All of these explanations are not meant to excuse our behavior or the consequences of them.
I still feel bad about how I have treated some of my friends.
However, now that I understand what is going on underneath, I can own my behavior and approach it differently.
For example, if someone invites me out to a group event that I know I don't want to attend, I explain to them that I am autistic and that group events in new environments are overwhelming to me. I suggest we hang out another time and suggest a place that does feel comfortable to me.
I am now cognizant of my energetic capacity and schedule far fewer events and meetings with people within a given week. This means I’m less likely to cancel. If someone invites me to do something social on Saturday, I tell them that I’m not sure how I’ll feel come Saturday. I ask if it’s okay if we just check in with each other on Saturday and decide then.
I also try to maintain far fewer friendships now. I focus on the ones that feel good to me and make an intentional, consistent effort to check-in. Even if that check-in is a text that reads, “Hey, this week is really overwhelming, but I wanted to say hi.”
I also try to own my mistakes more. I still fall into inconsistent behavior patterns, such as forgetting to reply to a text. When I finally do remember, I’ll text, “Oh my gosh, I’m so sorry. I meant to reply earlier and then didn’t circle back.”

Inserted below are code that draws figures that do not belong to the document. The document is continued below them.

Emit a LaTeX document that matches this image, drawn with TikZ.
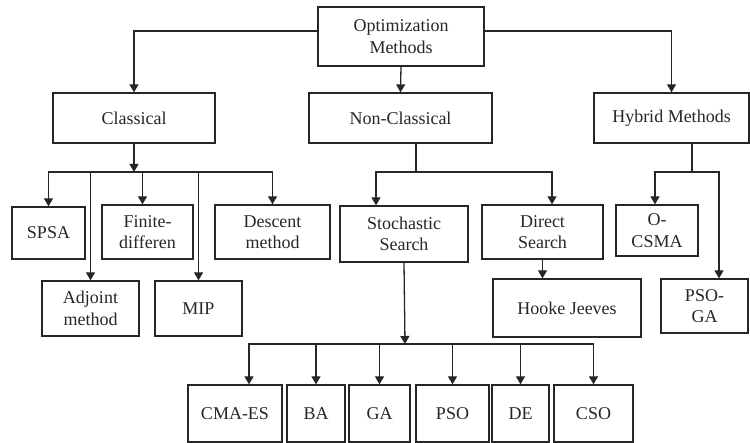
\documentclass[tikz,border=0pt]{standalone}
\usepackage{fontspec}
\setmainfont{Liberation Serif}
\usetikzlibrary{arrows.meta, positioning}

\begin{document}
\begin{tikzpicture}[x=1pt, y=-1pt,
    box/.style={draw=black!85, text=black!85, line width=1.3pt, inner sep=0pt,
        align=center, font=\fontsize{18}{21.5}\selectfont},
    arr/.style={-{Triangle[width=9pt,length=8pt]}, draw=black!85, line width=1.3pt},
    wire/.style={draw=black!85, line width=1.3pt}]
    \useasboundingbox (0,0) rectangle (750,443);

    % levels 1 and 2
    \node[box, minimum width=166pt, minimum height=59pt] (opt) at (401,36.5) {Optimization\\Methods};
    \node[box, minimum width=162pt, minimum height=50pt] (classical) at (134,118) {Classical};
    \node[box, minimum width=183pt, minimum height=50pt] (nonclassical) at (400.5,118) {Non-Classical};
    \node[box, minimum width=155pt, minimum height=50pt] (hybrid) at (671.5,118) {Hybrid Methods};

    % level 3
    \node[box, minimum width=73pt, minimum height=52pt] (spsa) at (48.5,233) {SPSA};
    \node[box, minimum width=91pt, minimum height=54pt] (finite) at (147.5,232) {Finite-\\differen};
    \node[box, minimum width=115pt, minimum height=54pt] (descent) at (272.5,232) {Descent\\method};
    \node[box, minimum width=128pt, minimum height=56pt] (stochastic) at (404,234) {Stochastic\\Search};
    \node[box, minimum width=121pt, minimum height=54pt] (direct) at (542.5,232) {Direct\\Search};
    \node[box, minimum width=82pt, minimum height=51pt] (ocsma) at (657,230.5) {O-\\CSMA};

    \node[box, minimum width=97pt, minimum height=55pt] (adjoint) at (90.5,308.5) {Adjoint\\method};
    \node[box, minimum width=87pt, minimum height=55pt] (mip) at (198.5,308.5) {MIP};
    \node[box, minimum width=148pt, minimum height=58pt] (hooke) at (567,308) {Hooke Jeeves};
    \node[box, minimum width=87pt, minimum height=54pt] (psoga) at (704.5,306) {PSO-\\GA};

    % level 4
    \node[box, minimum width=94pt, minimum height=57pt] (cmaes) at (235,413.5) {CMA-ES};
    \node[box, minimum width=58pt, minimum height=57pt] (ba) at (316,413.5) {BA};
    \node[box, minimum width=61pt, minimum height=57pt] (ga) at (379.5,413.5) {GA};
    \node[box, minimum width=73pt, minimum height=57pt] (pso) at (452.5,413.5) {PSO};
    \node[box, minimum width=57pt, minimum height=57pt] (de) at (520.5,413.5) {DE};
    \node[box, minimum width=79pt, minimum height=57pt] (cso) at (593.5,413.5) {CSO};

    % connectors
    \draw[arr] ([yshift=5.5pt]opt.west) -| (classical.north);
    \draw[arr] ([yshift=5.5pt]opt.east) -| (hybrid.north);
    \draw[arr] (opt.south) -- (nonclassical.north);

    \coordinate (cbus) at (134,172);
    \draw[arr] (classical.south) -- (cbus);
    \draw[arr] (cbus) -| (spsa.north);
    \draw[arr] (cbus) -| ([xshift=-5pt]finite.north);
    \draw[arr] (cbus) -| (descent.north);
    \draw[arr] (cbus) -| (adjoint.north);
    \draw[arr] (cbus) -| (mip.north);

    \coordinate (nbus) at (416,172);
    \draw[wire] (nbus |- nonclassical.south) -- (nbus);
    \draw[arr] (nbus) -| ([xshift=-28pt]stochastic.north);
    \draw[arr] (nbus) -| ([xshift=9.5pt]direct.north);
    \draw[arr] (direct.south) -- (direct.south |- hooke.north);

    \coordinate (hbus) at (692,172);
    \draw[wire] (hbus |- hybrid.south) -- (hbus);
    \draw[arr] (hbus) -| ([xshift=-2pt]ocsma.north);
    \draw[arr] (hbus) -| ([xshift=14.5pt]psoga.north);

    \coordinate (sbus) at (405,344);
    \draw[arr] (stochastic.south) -- (sbus);
    \draw[arr] (sbus) -| ([xshift=14pt]cmaes.north);
    \draw[arr] (sbus) -| (ba.north);
    \draw[arr] (sbus) -| (ga.north);
    \draw[arr] (sbus) -| (pso.north);
    \draw[arr] (sbus) -| (de.north);
    \draw[arr] (sbus) -| (cso.north);
\end{tikzpicture}
\end{document}
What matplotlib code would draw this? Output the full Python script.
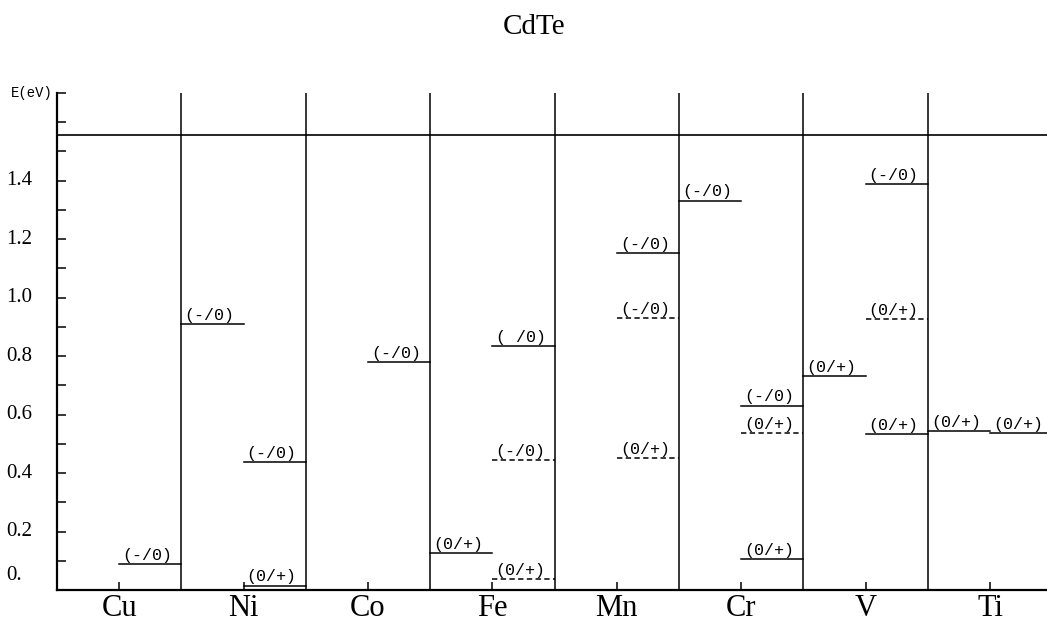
import matplotlib
matplotlib.use("Agg")
import matplotlib.pyplot as plt
import matplotlib.transforms as mtransforms

# ---- data ----
title = "CdTe"
elements = ["Cu", "Ni", "Co", "Fe", "Mn", "Cr", "V", "Ti"]
band_gap = 1.555
ytick_values = [0.0, 0.2, 0.4, 0.6, 0.8, 1.0, 1.2, 1.4]
ytick_labels = ["0.", "0.2", "0.4", "0.6", "0.8", "1.0", "1.2", "1.4"]
minor_ticks = [0.1, 0.3, 0.5, 0.7, 0.9, 1.1, 1.3, 1.5, 1.6, 1.7]

# level data: element index, half of column (0 = left, 1 = right), energy (eV), label, dashed
level_element = [0, 1, 1, 1, 2, 3, 3, 3, 3, 4, 4, 4, 5, 5, 5, 5, 6, 6, 6, 6, 7, 7]
level_side = [1, 0, 1, 1, 1, 0, 1, 1, 1, 1, 1, 1, 0, 1, 1, 1, 0, 1, 1, 1, 0, 1]
level_energy = [0.088, 0.910, 0.438, 0.015, 0.780, 0.125, 0.834, 0.443, 0.036,
                1.152, 0.930, 0.450, 1.331, 0.631, 0.537, 0.106, 0.731, 1.388,
                0.927, 0.533, 0.544, 0.537]
level_label = ["(-/0)", "(-/0)", "(-/0)", "(0/+)", "(-/0)", "(0/+)", "( /0)", "(-/0)",
               "(0/+)", "(-/0)", "(-/0)", "(0/+)", "(-/0)", "(-/0)", "(0/+)", "(0/+)",
               "(0/+)", "(-/0)", "(0/+)", "(0/+)", "(0/+)", "(0/+)"]
level_dashed = [False, False, False, False, False, False, False, True, True,
                False, True, True, False, False, True, False, False, False,
                True, False, False, False]

# ---- figure ----
W, H = 1047, 623
fig = plt.figure(figsize=(W / 100, H / 100), dpi=100)
ax_left, ax_bottom, ax_top = 57, 590, 93
ax = fig.add_axes([ax_left / W, 1 - ax_bottom / H, 1 - ax_left / W, (ax_bottom - ax_top) / H])
col_px = 124.4
ax.set_xlim(0, (W - ax_left) / col_px)
ax.set_ylim(0, 1.7)

for s in ["top", "right"]:
    ax.spines[s].set_visible(False)
for s in ["left", "bottom"]:
    ax.spines[s].set_linewidth(1.6)

# x ticks: element names at column centres
ax.set_xticks([i + 0.5 for i in range(len(elements))])
ax.set_xticklabels(elements, fontfamily="Liberation Serif", fontsize=22)
ax.tick_params(axis="x", direction="in", length=6, width=1.1, pad=3)

# y ticks every 0.1, labels drawn manually
ax.set_yticks(sorted(ytick_values[1:] + minor_ticks))
ax.set_yticklabels([])
ax.tick_params(axis="y", direction="in", length=6.5, width=1.1)

trans_lab = mtransforms.blended_transform_factory(fig.transFigure, ax.transData)
for v, lab in zip(ytick_values, ytick_labels):
    t = trans_lab
    if v == 0:
        t = trans_lab + mtransforms.ScaledTranslation(0, 15 / 100, fig.dpi_scale_trans)
    ax.text(6 / W, v, lab, transform=t, ha="left", va="center",
            fontfamily="Liberation Serif", fontsize=15, clip_on=False)

fig.text(53 / W, 1 - 93 / H, "E(eV)", ha="right", va="center",
         fontfamily="Liberation Mono", fontsize=10)

# column boundaries
for i in range(1, len(elements)):
    ax.plot([i, i], [0, 1.7], color="black", lw=1.1, solid_capstyle="butt")

# band gap
ax.axhline(band_gap, color="black", lw=1.2)

# levels
for el, side, e, lab, dsh in zip(level_element, level_side, level_energy,
                                 level_label, level_dashed):
    x0 = el + 0.5 * side
    x1 = x0 + 0.5
    if dsh:
        ax.plot([x0, x1], [e, e], color="black", lw=1.1, dashes=(3.5, 2.2))
    else:
        ax.plot([x0, x1], [e, e], color="black", lw=1.1)
    ax.annotate(lab, (x0 + 0.025, e), xytext=(0, 1), textcoords="offset points",
                ha="left", va="bottom", fontfamily="Liberation Mono", fontsize=12)

fig.text(534 / W, 1 - 27 / H, title, ha="center", va="center",
         fontfamily="Liberation Serif", fontsize=21)

fig.savefig("out.png", dpi=100, facecolor="white")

In other instances, a far bigger conversation and apology is necessary. For example, when I met my now-husband, I spent a lot of time getting to know him. I called my sister far less than normal. We had to talk about that and how it was impacting our friendship. We also talked about how we could maintain our friendship better.
I don’t know that I will ever be the consistent, fully present friend that my brain wishes I could be, but I at least am not hiding under a rock in shame. I am owning my behaviors and making shifts where I can.